After splitting from Britain, many states adopted constitutions that guarded against oppressive searches and seizures, and the Fourth Amendment was later modeled on those protections. Read in this historical context, the Fourth Amendment is aimed at denying executive agents the unfettered discretion to conduct searches because of the pervasive insecurity that such discretion creates and the abuses of power it enables.
This history lesson is significant because it lights the way in the Carpenter case, where the Supreme Court will be considering the Fourth Amendment’s application to “cell site location information.” This is data generated and stored by our cellular service providers as our phones communicate with the providers’ networks of cell towers. It shows where we are most of the time, recording our locations and movements going back months and even years.
According to the federal government, nothing in the Constitution prevents its agents from exploiting cell site location information as they see fit and tracking the whereabouts of anyone or everyone. This is disconcerting. In a friend-of-the-court brief filed with other scholars, we argue that it is also contrary to the text and original meaning of the Fourth Amendment.
This may sound odd since there were no cellphones in 1791 when the Fourth Amendment was ratified.
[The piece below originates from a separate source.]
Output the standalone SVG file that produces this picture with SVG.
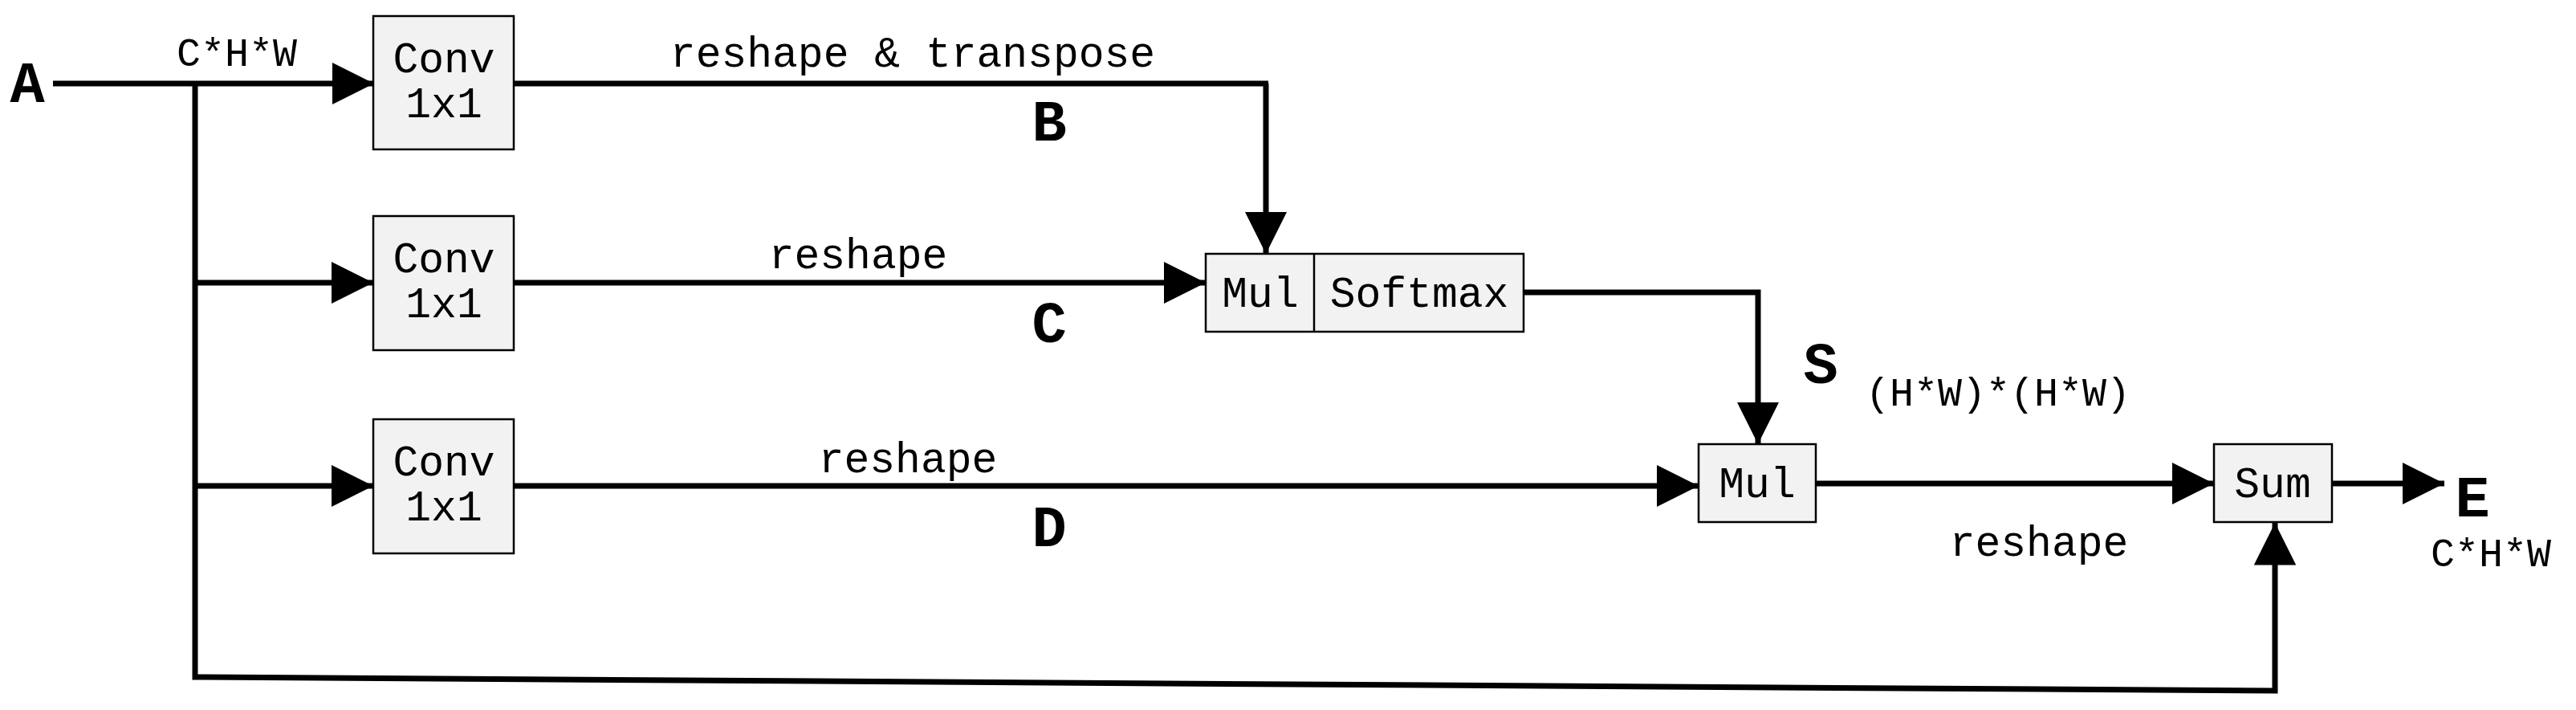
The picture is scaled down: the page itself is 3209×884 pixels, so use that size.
<svg xmlns="http://www.w3.org/2000/svg" width="3209" height="884" viewBox="0 0 3209 884">
<style>
.box{fill:#f2f2f2;stroke:#000;stroke-width:2.5}
.ln{fill:none;stroke:#000;stroke-width:7}
text{font-family:"Liberation Mono","DejaVu Sans Mono",monospace;fill:#000}
.t{font-size:53px}
.s{font-size:50px}
.big{font-size:72px;font-weight:bold}
</style>
<defs>
<marker id="ar" viewBox="0 0 10 10" refX="10" refY="5" markerWidth="7.5" markerHeight="7.5" markerUnits="strokeWidth" orient="auto">
<path d="M0,0 L10,5 L0,10 Z" fill="#000"/>
</marker>
</defs>
<g id="connectors">
<path class="ln" d="M66,104 H466" marker-end="url(#ar)"/>
<path class="ln" d="M243,104 V843 L2834,860 V651" marker-end="url(#ar)"/>
<path class="ln" d="M243,352 H465" marker-end="url(#ar)"/>
<path class="ln" d="M243,605 H465" marker-end="url(#ar)"/>
<path class="ln" d="M640,104 H1580 M1577,104 V316" marker-end="url(#ar)"/>
<path class="ln" d="M640,352 H1502" marker-end="url(#ar)"/>
<path class="ln" d="M640,605 H2116" marker-end="url(#ar)"/>
<path class="ln" d="M1898,364 H2190 V553" marker-end="url(#ar)"/>
<path class="ln" d="M2262,602 H2758" marker-end="url(#ar)"/>
<path class="ln" d="M2905,602 H3045" marker-end="url(#ar)"/>
</g>
<g id="conv1"><rect class="box" x="465" y="20" width="175" height="166"/><text class="t" x="553" y="90" text-anchor="middle">Conv</text><text class="t" x="553" y="146" text-anchor="middle">1x1</text></g>
<g id="conv2"><rect class="box" x="465" y="269" width="175" height="167"/><text class="t" x="553" y="339" text-anchor="middle">Conv</text><text class="t" x="553" y="395" text-anchor="middle">1x1</text></g>
<g id="conv3"><rect class="box" x="465" y="522" width="175" height="167"/><text class="t" x="553" y="592" text-anchor="middle">Conv</text><text class="t" x="553" y="648" text-anchor="middle">1x1</text></g>
<g id="mulsoftmax"><rect class="box" x="1502" y="316" width="396" height="97"/><line x1="1637" y1="316" x2="1637" y2="413" stroke="#000" stroke-width="2.5"/><text class="t" x="1570" y="382" text-anchor="middle">Mul</text><text class="t" x="1768" y="382" text-anchor="middle">Softmax</text></g>
<g id="mul2"><rect class="box" x="2116" y="553" width="146" height="97"/><text class="t" x="2189" y="619" text-anchor="middle">Mul</text></g>
<g id="sum"><rect class="box" x="2758" y="553" width="147" height="97"/><text class="t" x="2831" y="619" text-anchor="middle">Sum</text></g>
<g id="labels">
<text class="big" x="34" y="127" text-anchor="middle">A</text>
<text class="s" x="295" y="82" text-anchor="middle">C*H*W</text>
<text class="t" x="1137" y="83" text-anchor="middle">reshape &amp; transpose</text>
<text class="big" x="1307" y="175" text-anchor="middle">B</text>
<text class="t" x="1069" y="334" text-anchor="middle">reshape</text>
<text class="big" x="1307" y="426" text-anchor="middle">C</text>
<text class="t" x="1131" y="588" text-anchor="middle">reshape</text>
<text class="big" x="1307" y="680" text-anchor="middle">D</text>
<text class="big" x="2268" y="477" text-anchor="middle">S</text>
<text class="s" x="2489" y="505" text-anchor="middle">(H*W)*(H*W)</text>
<text class="t" x="2540" y="692" text-anchor="middle">reshape</text>
<text class="big" x="3080" y="643" text-anchor="middle">E</text>
<text class="s" x="3103" y="705" text-anchor="middle">C*H*W</text>
</g>
</svg>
In that pre-digital world, searches usually involved physical intrusions, like seizing papers from a home. Today, law enforcement can track where you have been simply by getting location records from your cellular provider. But the word “search,” then as now, was not limited to trespassing on private property. It meant to “examine,” “look through,” or “try to find,” which clearly includes examining location records to find a person.
And the Founders recognized that giving the state arbitrary search power harms “the people” in ways that go beyond the indignity of specific trespasses. As the Supreme Court explained in its first major decision interpreting the Fourth Amendment, “It is not the breaking of his doors, and the rummaging of his drawers, that constitutes the essence of the offense,” but rather “the invasion of his indefeasible right of personal security” and the state’s unjustified encroachment into the “privacies of life.”
The same dangers of unfettered government power arise when officers can freely track people’s movements by looking through cell site location records. As the court noted recently in Riley v. California, cellphones are essential to modern life. Most of us carry one with us all the time, generating a continuous digital trail of our whereabouts that can reveal intimate relationships, medical conditions, religious practices, political activities, and more. Allowing the government unfettered access to that information would be tantamount to licensing the 24-hour surveillance of everyone. The possibility of such broad and indiscriminate tracking clearly jeopardizes the security of the people against unreasonable searches and seizures. Undoubtedly, therefore, government access to cell site location information must be regulated by the Fourth Amendment.
Significantly, cellphones are only the tip of the iceberg. A new generation of “smart” consumer products, along with the spread of ever-cheaper surveillance technologies, now enables increasingly broad and invasive searches. At stake in Carpenter is the government’s capacity to freely exploit these new technologies to monitor and control “the people” in ways that Justice Sonia Sotomayor has described as “inimical to democratic society.”
This looming dystopia is not inevitable. The Fourth Amendment guarantees protection against precisely such threats. As “the people,” that security is our birthright.